The libel claim brought by His Holiness Sant Baba Jeet Singh ji Maharaj against the Sikh Times and one of its journalists, Hardeep Singh appears to have been abandoned by the claimant.  The action concerns an article published on 23 August 2007.  On 17 May 2010 Mr Justice Eady stayed the action on the ground that it would involve an illegitimate inquiry into issues of religious doctrine (HH Sant Baba Jeet Singh Ji Maharaj v Eastern Media Group & Anor [2010] EWHC 1294 (QB)).  The UK Human Rights Blog had a comment about this decision at the time and Jack of Kent had a blogpost dealing with the case (and setting out the article complained of).

However, on 22 October 2010, His Holiness was granted permission to appeal by Lady Justice Smith (see the news story here) – not because it was argued that the courts could inquire into religious doctrine but on the limited basis that there are arguable claims that parts of the article that do not tread on the forbidden area of doctrinal dispute.  The appeal was listed for 28 February or 1 March 2011 before the Master of the Rolls, Sedley and Hooper LJJ.  An application was then made for security for the costs of the appeal.

This application was due to be heard on 1 February 2011 by Sedley and Pitchford LJJ.  However, on 31 January 2011, the solicitors acting for His Holiness wrote to the Court stating that they were “without instructions” in relation to both the application and the appeal and stating that they were in the process of making an application to come off the record.

It appears that the appeal has been abandoned and that, as a result, the order for a stay remains.  The action has been controversial because His Holiness is a wealthy Indian national who has never visited the United Kingdom.  As a result, it was argued that he was a “libel tourist” (by, for example, the demonstrators pictured at the beginning of this post).  Although Hardeep Singh was ultimately represented by Carter-Ruck on a defendant’s CFA, the action was obviously a source of great stress and anxiety for him as he explained in an interview on the “Index on Censorship” website.

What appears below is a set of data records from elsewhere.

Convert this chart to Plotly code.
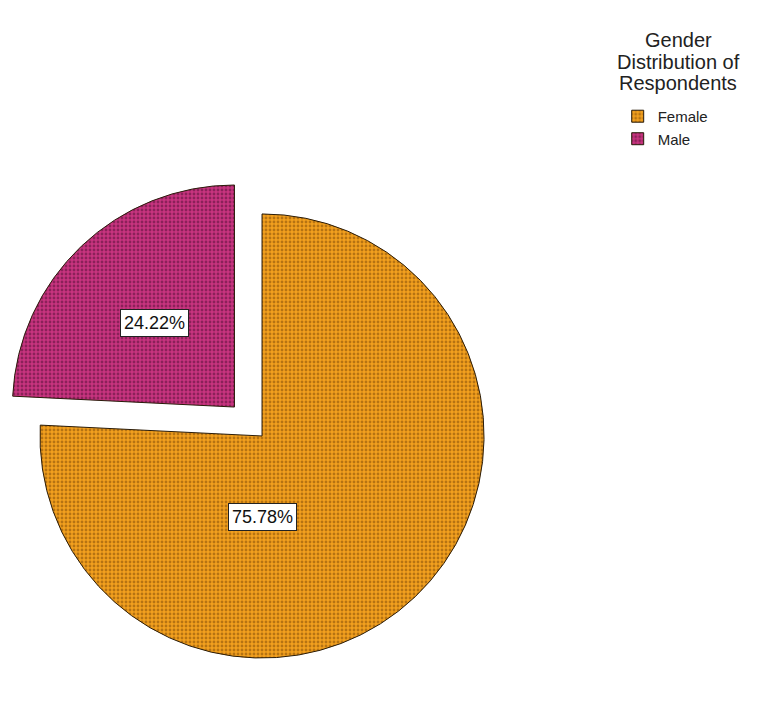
import math
import plotly.graph_objects as go

# ---- data ----
labels = ["Female", "Male"]
percents = [75.78, 24.22]
legend_title_lines = ["Gender", "Distribution of", "Respondents"]

# ---- style ----
W, H = 776, 704
colors = ["#F2A01E", "#C8347F"]
dot_colors = ["#7A4606", "#4E0E34"]
pulls = [0, 0.18]
dom_x = [0.0, 0.6753]
dom_y = [0.0085, 0.7529]
label_angle = [180.0, None]      # None -> slice bisector (deg clockwise from 12 o'clock)
label_radius = [0.365, 0.52]     # fraction of radius
title_cx, title_top, title_step = 678, 40, 21.5

fig = go.Figure()
fig.add_trace(go.Pie(
    labels=labels,
    values=percents,
    sort=False,
    direction="clockwise",
    rotation=0,
    pull=pulls,
    textinfo="none",
    hoverinfo="label+percent",
    domain=dict(x=dom_x, y=dom_y),
    marker=dict(
        colors=colors,
        line=dict(color="#2A1C0A", width=1),
        pattern=dict(shape=".", fgcolor=dot_colors, bgcolor=colors,
                     fillmode="overlay", size=4, solidity=0.4),
    ),
))

# label boxes computed from the pie geometry
Wd = W * (dom_x[1] - dom_x[0])
Hd = H * (dom_y[1] - dom_y[0])
r = min(Wd, Hd) / (2 * (1 + max(pulls)))
cx = W * (dom_x[0] + dom_x[1]) / 2
cy = H * (1 - (dom_y[0] + dom_y[1]) / 2)
total = sum(percents)
start = 0.0
annotations = []
for i, v in enumerate(percents):
    frac = v / total
    mid = (start + frac / 2) * 2 * math.pi
    dx, dy = math.sin(mid), -math.cos(mid)
    pcx = cx + pulls[i] * r * dx
    pcy = cy + pulls[i] * r * dy
    ang = mid if label_angle[i] is None else math.radians(label_angle[i])
    lx = pcx + label_radius[i] * r * math.sin(ang)
    ly = pcy - label_radius[i] * r * math.cos(ang)
    annotations.append(dict(
        x=lx / W, y=1 - ly / H, xref="paper", yref="paper",
        xanchor="center", yanchor="middle",
        text=f"{v:.2f}%", showarrow=False,
        font=dict(family="Liberation Sans, Arial", size=18, color="#111111"),
        bgcolor="white", bordercolor="#222222", borderwidth=1, borderpad=3,
    ))
    start += frac

# legend title (centered lines)
for j, line in enumerate(legend_title_lines):
    annotations.append(dict(
        x=title_cx / W, y=1 - (title_top + j * title_step) / H,
        xref="paper", yref="paper", xanchor="center", yanchor="middle",
        text=line, showarrow=False,
        font=dict(family="Liberation Sans, Arial", size=20, color="#222222"),
    ))

fig.update_layout(
    width=W, height=H,
    margin=dict(l=0, r=0, t=0, b=0),
    paper_bgcolor="white",
    plot_bgcolor="white",
    font=dict(family="Liberation Sans, Arial", color="#222222"),
    annotations=annotations,
    showlegend=True,
    legend=dict(
        x=0.796, y=0.858, xanchor="left", yanchor="top",
        font=dict(size=15, color="#222222"),
        bgcolor="rgba(0,0,0,0)",
        tracegroupgap=0,
    ),
)

fig.write_html("out.html")
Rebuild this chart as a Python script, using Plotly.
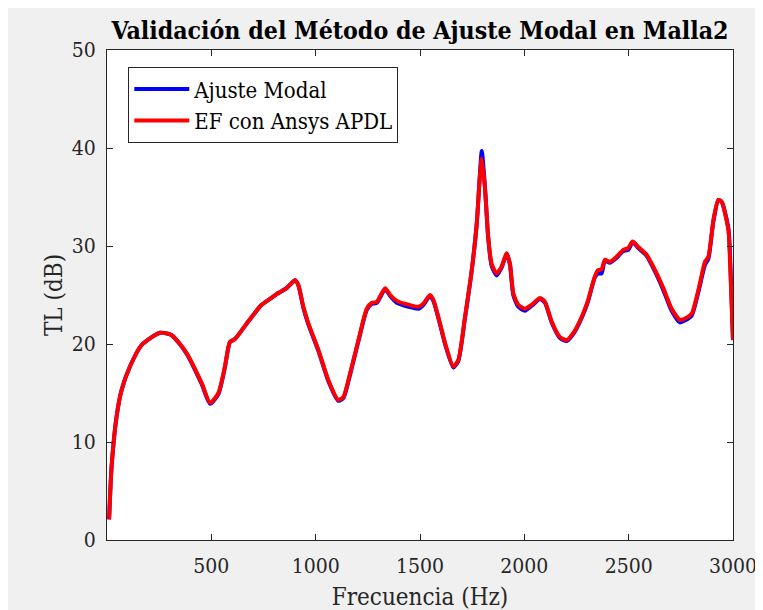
import plotly.graph_objects as go

# frecuencia (Hz) y TL (dB)
freq = [10, 22, 46, 70, 110, 166, 254, 310, 382, 454, 494, 534, 565, 589, 613, 677,
        741, 781, 821, 861, 901, 917, 941, 965, 1013, 1061, 1108, 1133, 1165, 1205,
        1245, 1269, 1293, 1333, 1357, 1389, 1445, 1493, 1517, 1548, 1564, 1596, 1620,
        1660, 1684, 1716, 1748, 1772, 1787, 1796, 1811, 1827, 1843, 1867, 1891, 1915,
        1931, 1947, 1971, 2003, 2035, 2075, 2099, 2131, 2171, 2203, 2243, 2267, 2291,
        2306, 2338, 2354, 2370, 2386, 2410, 2442, 2474, 2498, 2519, 2546, 2586, 2626,
        2666, 2706, 2746, 2770, 2802, 2834, 2866, 2882, 2906, 2930, 2946, 2978, 2986,
        3000]

tl_ef = [2.1, 7.5, 12.6, 15.3, 17.7, 19.9, 21.15, 20.9, 19.05, 16.0, 14.0, 15.0, 17.7,
         20.2, 20.5, 22.3, 24.0, 24.6, 25.2, 25.7, 26.5, 26.0, 23.8, 22.1, 19.4, 16.3,
         14.3, 14.6, 17.0, 20.4, 23.6, 24.2, 24.3, 25.7, 25.0, 24.4, 24.0, 23.8, 24.15,
         25.0, 24.5, 22.1, 20.1, 17.7, 18.4, 22.8, 27.55, 32.3, 37.1, 38.9, 36.0, 30.9,
         28.2, 27.2, 27.9, 29.25, 28.2, 25.2, 24.0, 23.6, 24.0, 24.7, 24.3, 22.3, 20.7,
         20.4, 21.4, 22.4, 23.6, 24.5, 26.9, 27.55, 27.6, 28.6, 28.4, 28.9, 29.6, 29.8,
         30.45, 29.9, 29.1, 27.55, 25.7, 23.6, 22.45, 22.6, 23.1, 25.5, 28.4, 28.9,
         32.65, 34.7, 34.5, 31.6, 28.3, 20.4]

tl_modal = [2.1, 7.5, 12.6, 15.3, 17.7, 19.9, 21.15, 20.9, 19.0, 15.9, 13.9, 14.9, 17.6,
            20.2, 20.5, 22.3, 24.0, 24.6, 25.2, 25.7, 26.5, 26.0, 23.7, 22.0, 19.3, 16.2,
            14.2, 14.5, 16.9, 20.3, 23.5, 24.1, 24.2, 25.6, 24.9, 24.2, 23.8, 23.6, 24.0,
            24.9, 24.4, 22.0, 20.0, 17.6, 18.3, 22.7, 27.5, 32.3, 37.3, 39.7, 36.1, 30.8,
            28.0, 27.0, 27.8, 29.2, 28.1, 25.0, 23.8, 23.4, 23.9, 24.6, 24.2, 22.2, 20.6,
            20.3, 21.3, 22.3, 23.5, 24.4, 26.8, 27.2, 27.2, 28.5, 28.3, 28.8, 29.5, 29.6,
            30.4, 29.8, 29.0, 27.4, 25.5, 23.4, 22.2, 22.4, 22.9, 25.3, 28.1, 28.7,
            32.5, 34.7, 34.5, 31.8, 29.0, 20.4]

x_ticks = [500, 1000, 1500, 2000, 2500, 3000]
y_ticks = [0, 10, 20, 30, 40, 50]

fuente = "DejaVu Serif Condensed"
eje = "#262626"

fig = go.Figure()
fig.add_trace(go.Scatter(x=freq, y=tl_modal, mode="lines", name="Ajuste Modal",
                         line=dict(color="#0000ff", width=4, shape="spline", smoothing=0.6)))
fig.add_trace(go.Scatter(x=freq, y=tl_ef, mode="lines", name="EF con Ansys APDL",
                         line=dict(color="#ff0000", width=4, shape="spline", smoothing=0.6)))

fig.update_layout(
    width=763, height=610,
    margin=dict(l=99, r=38, t=42, b=78),
    paper_bgcolor="#f0f0f0", plot_bgcolor="white",
    font=dict(family=fuente, size=21, color=eje),
    title=dict(text="<b>Validación del Método de Ajuste Modal en Malla2</b>",
               x=0.5, xref="paper", xanchor="center", y=0.964, yanchor="middle",
               font=dict(family=fuente, size=24.7, color="black")),
    legend=dict(x=0.034, y=0.965, xanchor="left", yanchor="top",
                bgcolor="white", bordercolor=eje, borderwidth=1,
                font=dict(family=fuente, size=22, color="black"),
                itemwidth=55, tracegroupgap=0),
    showlegend=True,
)
fig.update_xaxes(range=[0, 3000], tickvals=x_ticks, ticks="inside", ticklen=6,
                 tickcolor=eje, showline=True, linecolor=eje, linewidth=1, mirror="ticks",
                 showgrid=False, zeroline=False, ticklabelstandoff=7,
                 title=dict(text="Frecuencia (Hz)", font=dict(size=24), standoff=10))
fig.update_yaxes(range=[0, 50], tickvals=y_ticks, ticks="inside", ticklen=6,
                 tickcolor=eje, showline=True, linecolor=eje, linewidth=1, mirror="ticks",
                 showgrid=False, zeroline=False, ticklabelstandoff=6,
                 title=dict(text="TL (dB)", font=dict(size=24), standoff=2))

fig.write_html("out.html")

The concerns of Hardeep Singh about facing this libel action – without the backing of the “Sikh Times” which settled at an early stage – are entirely understandable.   There is an obvious need for swift and early disposal of unmeritorious libel actions – and one which deal with issues of religious doctrine.  Another action giving rise to such issues – also involving disputes concerning His Holiness Sant Baba Jeet Singh ji Maharaj – was recently stayed by the High Court (see Shergill v Purewal [2010] EWHC 3610 (QB) – and our Case Comment).

But the characterisation of His Holiness as a “libel tourist” is not straighforward.  Although he lives abroad, the defendant newspaper and journalist were both based in the United Kingdom.   As we understand the position, the circulation of the “Sikh Times” is substantially in the United Kingdom and this seems to be the natural forum for any libel action.   A claim in India (or elsewhere) based on the circulation of a small number of copies (or publication on the internet) might be open to the accusation of “libel tourism” – an action in England is not.   If an individual has an English reputation then it is difficult to see why he or she should not be allowed to vindicate it in the English courts.   What was objectionable in this case was not the use of the English courts by a foreign claimant, but the attempt to litigate religious issues in the libel courts.

[Updated] There has not yet been a formal abandonment of the appeal.  It has been reported that the Court of Appeal today ordered his Holiness to pay the sum of £250,000 into court as security for costs of the appeal within 14 days or his case will be struck out.  There is a news item about the application on the 5RB Website.